When you have physical equipment, the procedures and tools have been standardised and there is ownership of who should do what. If the packet is not exiting a Cisco or a Juniper box, you know what to do. In NFV, it is not that straightforward. Packet enters a physical server network interface, you might have NIC or fancy NIC (offload et al), then a NIC driver, then a hypervisor switching layer (and there are different flavours – accelerated, custom, OVS, OVS on Steroids, commercial overlay like NSX or Contrail), then it gets to the VNF. Now brace yourself. The VNF is a complete stack in itself and often a code virtual replica of the VNF vendor’s physical appliance logic. So the VNF has a VNIC I/O, another driver or user-land function, and a bunch of its own packet processing. And did we hear you say Service Chain? That of course means this has to happen multiple times, because you have more than one VNF. This space requires a lot of attention, and lot of useful work has begun, but we need to reach the maturity level of physical networking troubleshooting.
High speed, stateful, distributed packet processing is the need of the hour
High speed packet I/O is great, but we now need to focus as a community on high speed network services, especially stateful intelligent network services. As an industry, we need to stop being obsessed with speeds and feeds alone, and solve the difficult problems of distributed stateful packet processing. How can we get a VNF to share blobs of network state with another VNF? How can we get multiple VNFs to combine their intelligence to improve security or performance or user experience of a single session? Today each VNF does its packet dissection all on its own, and extremely fast high speed userland I/O comes to a choking crawl at an application detection engine or a content filtering service. To be smart, the network has to move beyond L2/L3/L4 header processing, and vanilla service chains of firewall, NAT, Load Balancer to real service chains of application and content processing. All intelligence can only be applied when you know what application you are transporting, and even within the application what specific content is being exchanged. Building high performance, service chained, distributed stateful network engines will change the course of our future. On the other hand, if we remain obsessed about speeds and feeds, transport networking will become a commodity and utility business, like our home water, gas or electricity connections.

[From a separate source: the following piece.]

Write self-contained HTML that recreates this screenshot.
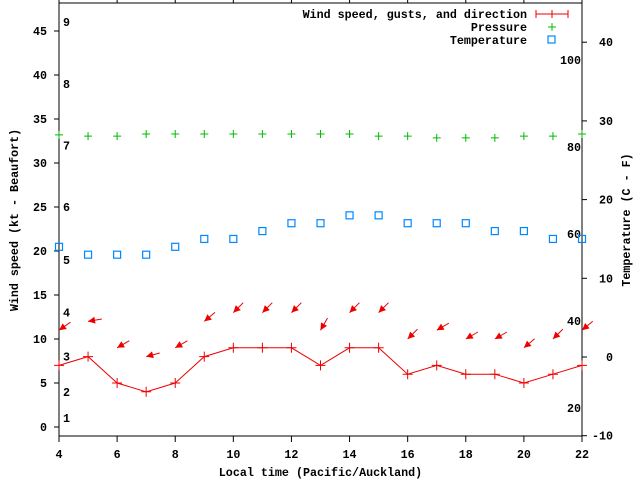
<!DOCTYPE html>
<html><head><meta charset="utf-8"><style>
html,body{margin:0;padding:0;background:#fff;}
svg text{font-family:"Liberation Mono","DejaVu Sans Mono",monospace;font-size:11.7px;font-weight:bold;fill:#000;}
</style></head><body>
<svg id="chart" width="640" height="480" xmlns="http://www.w3.org/2000/svg">
<g id="axes"></g>
<g id="marks"></g>
<g id="legend">
<text x="527" y="18" text-anchor="end">Wind speed, gusts, and direction</text>
<g stroke="#e00" stroke-width="1"><line x1="536" y1="14" x2="568" y2="14"/><line x1="536" y1="10" x2="536" y2="18"/><line x1="568" y1="10" x2="568" y2="18"/><line x1="552" y1="10" x2="552" y2="18"/></g>
<text x="527" y="31" text-anchor="end">Pressure</text>
<g stroke="#0b0" stroke-width="1"><line x1="548" y1="27" x2="556" y2="27"/><line x1="552" y1="23" x2="552" y2="31"/></g>
<text x="527" y="44" text-anchor="end">Temperature</text>
<rect x="548" y="36" width="7" height="7" fill="none" stroke="#08f" stroke-width="1.2"/>
</g>
</svg>
<script>
const hours=[4,5,6,7,8,9,10,11,12,13,14,15,16,17,18,19,20,21,22];
const windSpeed=[7,8,5,4,5,8,9,9,9,7,9,9,6,7,6,6,5,6,7];
const gusts=[11,12,9,8,9,12,13,13,13,11,13,13,10,11,10,10,9,10,11];
const windDir=[55,80,60,75,60,50,45,45,45,30,45,45,45,60,60,60,50,45,50];
const pressure=[82.8,82.5,82.5,83,83,83,83,83,83,83,83,82.5,82.5,82.1,82.1,82.1,82.5,82.5,83];
const temperature=[14,13,13,13,14,15,15,16,17,17,18,18,17,17,17,16,16,15,15];
const xTicks=[4,6,8,10,12,14,16,18,20,22];
const yTicks=[0,5,10,15,20,25,30,35,40,45];
const tempTicks=[-10,0,10,20,30,40];
const pressTicks=[20,40,60,80,100];
const beaufort=[1,2,3,4,5,6,7,8,9];
const beaufortKt=[1,4,8,13,19,25,32,39,46];

const L=59,R=582,T=3,B=436;
const X=h=>L+(h-4)*(R-L)/18;
const Y=v=>427-v*8.8;
const YT=t=>357-t*7.87;
const YP=p=>147-(p-80)*4.35;
const NS="http://www.w3.org/2000/svg";
function mk(tag,attrs,parent){const e=document.createElementNS(NS,tag);for(const k in attrs)e.setAttribute(k,attrs[k]);parent.appendChild(e);return e;}
const axes=document.getElementById('axes'),marks=document.getElementById('marks');

const frame=mk('rect',{x:L,y:T,width:R-L,height:B-T,fill:'none',stroke:'#000','stroke-width':1},axes);


xTicks.forEach(h=>{
  const t=mk('line',{x1:X(h),y1:B,x2:X(h),y2:B+6,stroke:'#000'},axes);
  
  
  const t2=mk('line',{x1:X(h),y1:T,x2:X(h),y2:T-4,stroke:'#000'},axes);
  
  
  const l=mk('text',{x:X(h),y:B+22,'text-anchor':'middle'},axes);l.textContent=h;
  
  
});
yTicks.forEach(v=>{
  const t=mk('line',{x1:L-5,y1:Y(v),x2:L,y2:Y(v),stroke:'#000'},axes);
  
  
  const l=mk('text',{x:L-12,y:Y(v)+4,'text-anchor':'end'},axes);l.textContent=v;
  
  
});
tempTicks.forEach(v=>{
  const t=mk('line',{x1:R,y1:YT(v),x2:R+5,y2:YT(v),stroke:'#000'},axes);
  
  
  const l=mk('text',{x:613,y:YT(v)+4,'text-anchor':'end'},axes);l.textContent=v;
  
  
});
pressTicks.forEach(v=>{
  const l=mk('text',{x:581,y:YP(v)+4,'text-anchor':'end'},axes);l.textContent=v;
  
  
});
beaufort.forEach((b,i)=>{
  const l=mk('text',{x:63,y:Y(beaufortKt[i])+4},axes);l.textContent=b;
  
  
});
const xt=mk('text',{x:(L+R)/2,y:476,'text-anchor':'middle'},axes);xt.textContent='Local time (Pacific/Auckland)';


const yt=mk('text',{x:18,y:220,'text-anchor':'middle',transform:'rotate(-90 18 220)'},axes);yt.textContent='Wind speed (kt - Beaufort)';


const rt=mk('text',{x:630,y:220,'text-anchor':'middle',transform:'rotate(-90 630 220)'},axes);rt.textContent='Temperature (C - F)';



const pl=mk('polyline',{points:hours.map((h,i)=>X(h)+','+Y(windSpeed[i])).join(' '),fill:'none',stroke:'#e00','stroke-width':1},marks);


hours.forEach((h,i)=>{
  const x=X(h),y=Y(windSpeed[i]);
  const p=mk('path',{d:`M${x-5},${y}H${x+5}M${x},${y-5}V${y+5}`,stroke:'#e00','stroke-width':1},marks);
  
  
  const gx=x,gy=Y(gusts[i]);const a=windDir[i]*Math.PI/180;
  const dx=Math.sin(a),dy=-Math.cos(a);
  const tx=gx+dx*14,ty=gy+dy*14;
  const hx=gx+dx*7,hy=gy+dy*7,px=-dy*3.5,py=dx*3.5;
  const g=mk('g',{},marks);
  
  
  mk('line',{x1:gx,y1:gy,x2:tx,y2:ty,stroke:'#e00','stroke-width':1},g);
  mk('polygon',{points:`${gx},${gy} ${hx+px},${hy+py} ${hx-px},${hy-py}`,fill:'#e00'},g);
  const px2=X(h),py2=YP(pressure[i]);
  const pp=mk('path',{d:`M${px2-4},${py2}H${px2+4}M${px2},${py2-4}V${py2+4}`,stroke:'#0b0','stroke-width':1},marks);
  
  
  const ty2=YT(temperature[i]);
  const r=mk('rect',{x:X(h)-3.5,y:ty2-3.5,width:7,height:7,fill:'none',stroke:'#08f','stroke-width':1.2},marks);
  
  
});
</script>
</body></html>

The discussion gravitated to 5G and I was unable to stop myself from pointing out what I have made a habit of discussing in any industry panel. Telcos and network vendors need to innovate rapidly to stay relevant, otherwise the deep disappointment awaiting the industry is that 5G will become yet another super fast connectivity pipe, with even more action moving to OTT. I was at a Telco conference in Europe a year back, and there was a lot of questions on what exactly will happen to revenue lines post 5G? On the one hand, operators are deploying 5G so they don’t become obsolete or lose the technology advantage. On the other hand, customers – enterprises or consumers, are expecting that with 5G bandwidth prices will be even lower, and faster networks will be available at lower costs. A double whammy for the Telco world. We need to work together as an industry to deliver advanced services that we cannot imagine without a 5G network. Intel reported that an autonomous car might generate upwards of 1000GB of data every day from all the IoT chatter, can we create smart use cases in the network for these? I remembered the exhilarating example of a fireman wearing a VR helmet connected via 5G – where the 3D floor plan is embossed in real time on his vision, using the high speed, low latency 5G network.
Shyamal Kumar, Founder, Lavelle Networks live at DPDK Summit 2019 discussing about Edge Computing, Packet Acceleration and more!
Towards the end of the panel, the most anticipated question became the following:
Telcos and SIs are using open source code repos. But then the community does not always fix things in the timelines expected. What do we do?
- Well, at Lavelle Networks we have been very clear about this. Use open source software only when you can also build the right R&D team which can debug, patch and maintain that code for your project or product. Simply using open source software with the in-house capability to only integrate, compile or tweak the code is a risky turf to be in, when you are providing mission critical services. Innovation cannot be free in a business life cycle. Service providers world over are enamoured by white label hardware, open source software and while this is all good and will drive down TCO, it will also drastically reduce the innovation from the network product vendors as there is no money available to fund the innovation. This either means that Telcos have to create innovative products themselves, like the Web Scale folks (Amazon, Google, Facebook) who by using open source software and commodity hardware, pretty much drove companies like IBM, Dell, or HP out of the IT innovation ecosystem by refusing to pay them for anything and building everything on their own. I sometimes read about the incumbent network equipment vendors and their executives rant about how they are great backers of open source, commodity hardware and I wonder how they plan to be innovative if no one is going to pay for anything, except for support.
- There is the business of technology innovation, and the there is the business of open source based technology commodisation. As a software product company, we embrace both worlds, but I don’t know if we all have the answers for both worlds. What is also troubling is that open source has become a way for competitors to fight battles they could not fight otherwise. I can jeopardise the commercial success of your technology, by providing commercial support to the open source community version of your technology. There you go. Open source was the holy grail of software engineering, folks like me grew up admiring the brave, new world of open source, I have read “The Cathedral and the Bazaar” by Eric S Raymond so many times with acute excitement. We now stand at a cross road, where we need to preserve the sheer elevated altitude of open source, without it becoming a tool for underground warfare in commercial software.
But, it’s all good news at the DPDK Summit 2019. Packet processing software is changing in leaps and bounds, and the vision of a 100% software network is near, so very near. Since 2015, I have been building Lavelle Networks as a network software powerhouse, and rubbing shoulders among the best DPDK community stalwarts, during a warm sunny day at Intel’s beautiful Adarsh Palm campus, was awesome. Thank you – Team Intel DPDK. We look forward to the possibilities in 2020.